News Column

Muslim Comics Fight Hostility With Humor

September 21, 2013

YellowBrix

Some quips you won't hear from any of the Muslim stand-up comics in the documentary "The Muslims Are Coming!":

I just flew in from Damascus, and are my arms tired. ...

A funny thing happened on the way to Abdullah, the rug merchant. ...

I'm here all week, try the falafel. ...

But the material you will hear from Lodi's Dean Obeidallah and the other comics profiled in this film, which opened Friday at New York's Quad Cinemas, is almost as familiar: sex jokes, family jokes, slices of everyday life. These young guys and gals are just as cheeky, friendly and ordinary as any comic anywhere, from Times Square to Tel Aviv. Which is, of course, the point.

"We're just comedians," says Obeidallah, co-creator of the documentary with comic Negin Farsad.

"It's entertainment," he says. "Hopefully, you're gonna be having a good time. But hopefully while you're laughing, we may be sneaking, in a stealthlike way, a little message."

The message is not, Obeidallah insists, Surrender, America.

It is, rather, a plea for goodwill and understanding on behalf of America's more than 2 million Muslims, still viewed with suspicion by many Americans in the post-9/11 world.

"Three right-wing media outlets attacked the film in the last week, based on the trailer," Obeidallah says. "[One] called it a cultural jihad. So somehow I'm a jihadist now, because I try to spread laughter and happiness through comedy."

"The Muslims Are Coming!" chronicles a 2010 goodwill tour that Obeidallah and Farsad made, in the company of two carloads of other Muslim comedians, to a handful of red states: Georgia, Tennessee, Alabama, Florida, Mississippi, Utah and Arizona.

The two of them are seen bowling, visiting Southern gun shows, hugging Mormons in Salt Lake City. Along with comics Preacher Moss, Aron Kader, Kareem Omary, Omar Elba and another North Jerseyan, Cliffside Park's Maysoon Zayid, they field questions at an Ask A Muslim Booth, and play scriptural trivia with passers-by (the point being that the Old and New Testaments contain as many incendiary texts as the Quran).

All of this, Obeidallah says, to break down walls and promote understanding. But in some ways, it was he and his fellow comics who got the lesson.

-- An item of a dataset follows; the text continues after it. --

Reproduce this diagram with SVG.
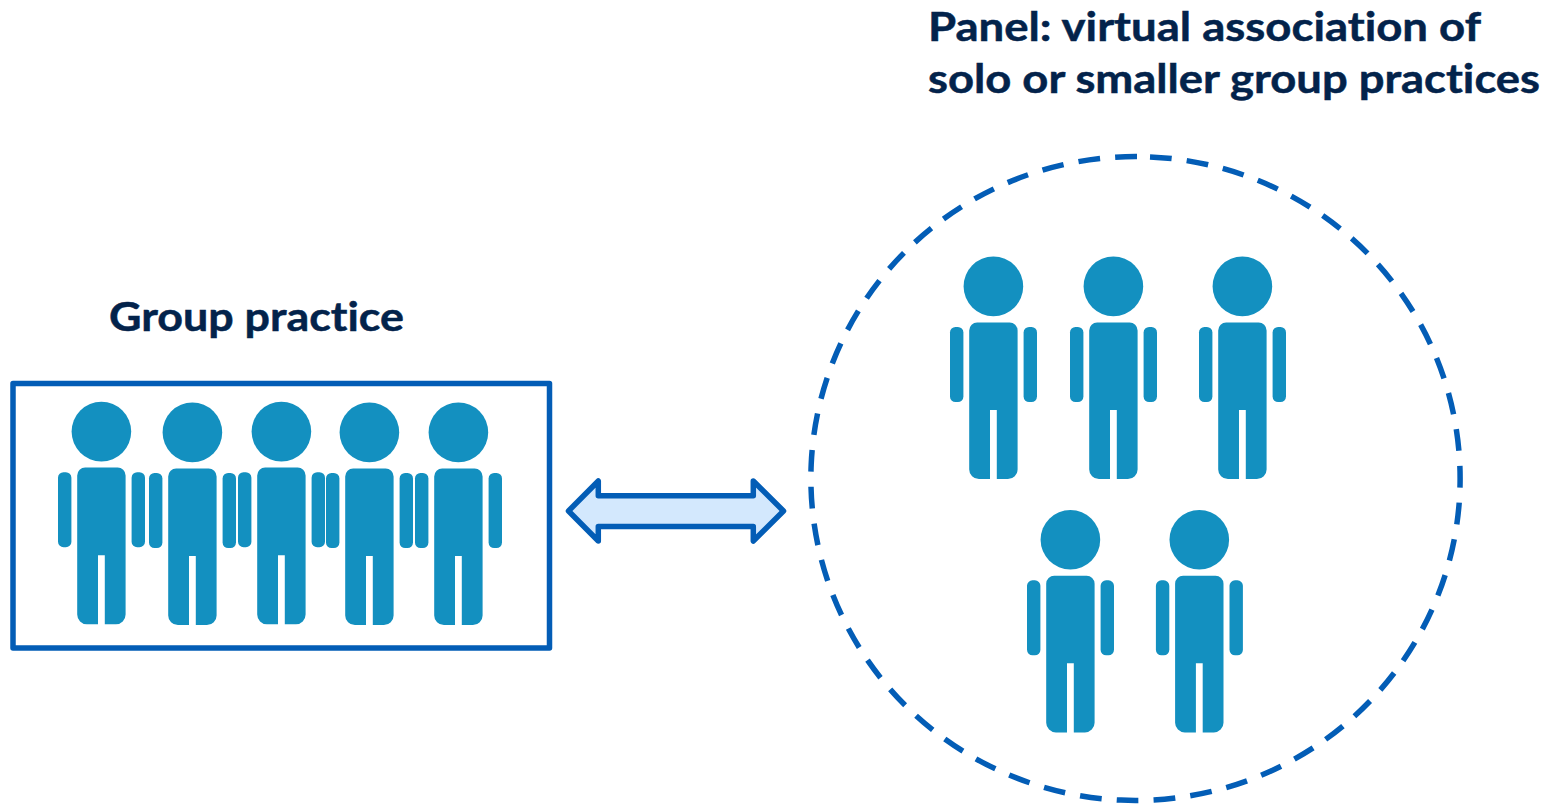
<svg xmlns="http://www.w3.org/2000/svg" xmlns:xlink="http://www.w3.org/1999/xlink" width="1562" height="804" viewBox="0 0 1562 804">
<style>
.t{font-family:Lato,"Noto Sans",sans-serif;font-weight:700;font-size:41px;fill:#03234b;stroke:#03234b;stroke-width:.5;font-variant-ligatures:none}
.p{fill:#1390c0}
.s{stroke:#035db6;stroke-width:5.500;stroke-linejoin:round}
</style>
<defs>
<g id="person">
<circle class="p" cx="0" cy="0" r="29.800"/>
<path class="p" d="M-16 36H16A8 8 0 0 1 24.200 44V183A9.700 9.700 0 0 1 14.500 192.700H3.400V123.600H-3.400V192.700H-14.500A9.700 9.700 0 0 1 -24.200 183V44A8 8 0 0 1 -16 36Z"/>
<rect class="p" x="-43.400" y="40.600" width="13.400" height="75" rx="5.500"/>
<rect class="p" x="30.200" y="40.600" width="13.400" height="75" rx="5.500"/>
</g>
</defs>
<g id="connectors">
<path class="s" fill="#d3e8fd" d="M568.500 511L598.300 481V495.800H753.300V481L783.500 511L753.300 541V526.500H598.300V541Z"/>
</g>
<g id="group-practice">
<rect class="s" x="13" y="383.500" width="536.500" height="264.500" fill="none"/>
<text class="t" x="109" y="331" textLength="295" lengthAdjust="spacingAndGlyphs">Group practice</text>
<use xlink:href="#person" href="#person" x="101.400" y="431.600"/>
<use xlink:href="#person" href="#person" x="192.400" y="432.400"/>
<use xlink:href="#person" href="#person" x="281.400" y="431.600"/>
<use xlink:href="#person" href="#person" x="369.400" y="432.400"/>
<use xlink:href="#person" href="#person" x="458.400" y="432.400"/>
</g>
<g id="panel">
<path d="M1150 156.900A324.500 321.700 0 0 1 1121 800.100A324.500 321.700 0 0 1 1150 156.900Z" fill="none" stroke="#035db6" stroke-width="5.500" stroke-dasharray="21.800 15.150"/>
<text class="t" x="928" y="41" textLength="553" lengthAdjust="spacingAndGlyphs">Panel: virtual association of</text>
<text class="t" x="928" y="93" textLength="612" lengthAdjust="spacingAndGlyphs">solo or smaller group practices</text>
<use xlink:href="#person" href="#person" x="993.400" y="286.400"/>
<use xlink:href="#person" href="#person" x="1113.400" y="286.400"/>
<use xlink:href="#person" href="#person" x="1242.400" y="286.400"/>
<use xlink:href="#person" href="#person" x="1070.400" y="539.700"/>
<use xlink:href="#person" href="#person" x="1199.300" y="539.700"/>
</g>
</svg>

"I actually went to the South with more preconceptions than I had coming back," he says. "People were tolerant. Almost all the Mormons, too. They were amazing, those people. I'm actually happier, more optimistic, more proud to be an American."

The film -- which also contains weigh-ins from entertainers like Jon Stewart, Lewis Black, Janeane Garofalo, Aasif Mandvi and others - - is part of an ongoing effort by Obeidallah, founder of the 10- year-old New York Arab-American Comedy Festival, to enlist laughter in the fight against anti-Islamists who see all American Muslims as stealth agents of al-Qaida.

"For us, the challenge is standing up to the misconception, and making it clear we do not agree with that," Obeidallah says. "They [al-Qaida] are not Muslims in our eyes. They're murderers. They're trying to use Islam to further a political agenda. And frankly, they kill more Muslims than non-Muslims."

It's the kind of argument that he has had to make a lot in the past 12 years - ever since the September day when, as he likes to put it, he went to sleep white and woke up Arab. "It was never really an issue," he says. "And then it became one."

Son of a Palestinian father and a Sicilian mother, Obeidallah grew up in Paramus, and went to Bergen Catholic High School. For much of his life, his background was a curiosity rather than a liability. One day, he even brought his father in for show-and- tell. "The teacher wanted to expose students to a man from the Middle East," he says.

In the past decade, he and his fellow Muslim comics have been on the defensive -- if not from accusations of terrorism, from perceptions (fostered by films like Albert Brooks' "Looking for Comedy in the Muslim World," 2005) that followers of Islam have no sense of humor.

Actually, Islamic culture has a rich comedic storytelling tradition, says Obeidallah, whose own comic monologues have been seen on Comedy Central, ABC's "The View" and NBC's "Rock Center."

"When I perform for American Muslim organizations, I do jokes about us," he says. "From the way we're late for things, to certain expressions we overuse. Like 'Inshallah.' It means 'God willing.' The joke I tell - true story - I asked, 'Where is the bathroom?' The man said, 'Over there.' I say, 'I'll be right back.' He says, 'Inshallah.' What will happen in the bathroom where I need God's protection?"

Can comedy be a bridge to understanding, and a weapon against hate? Absolutely, says Obeidallah.

Though perhaps "weapon" isn't the best word.

"This is a comedy jihad," he quips. "And it's not over."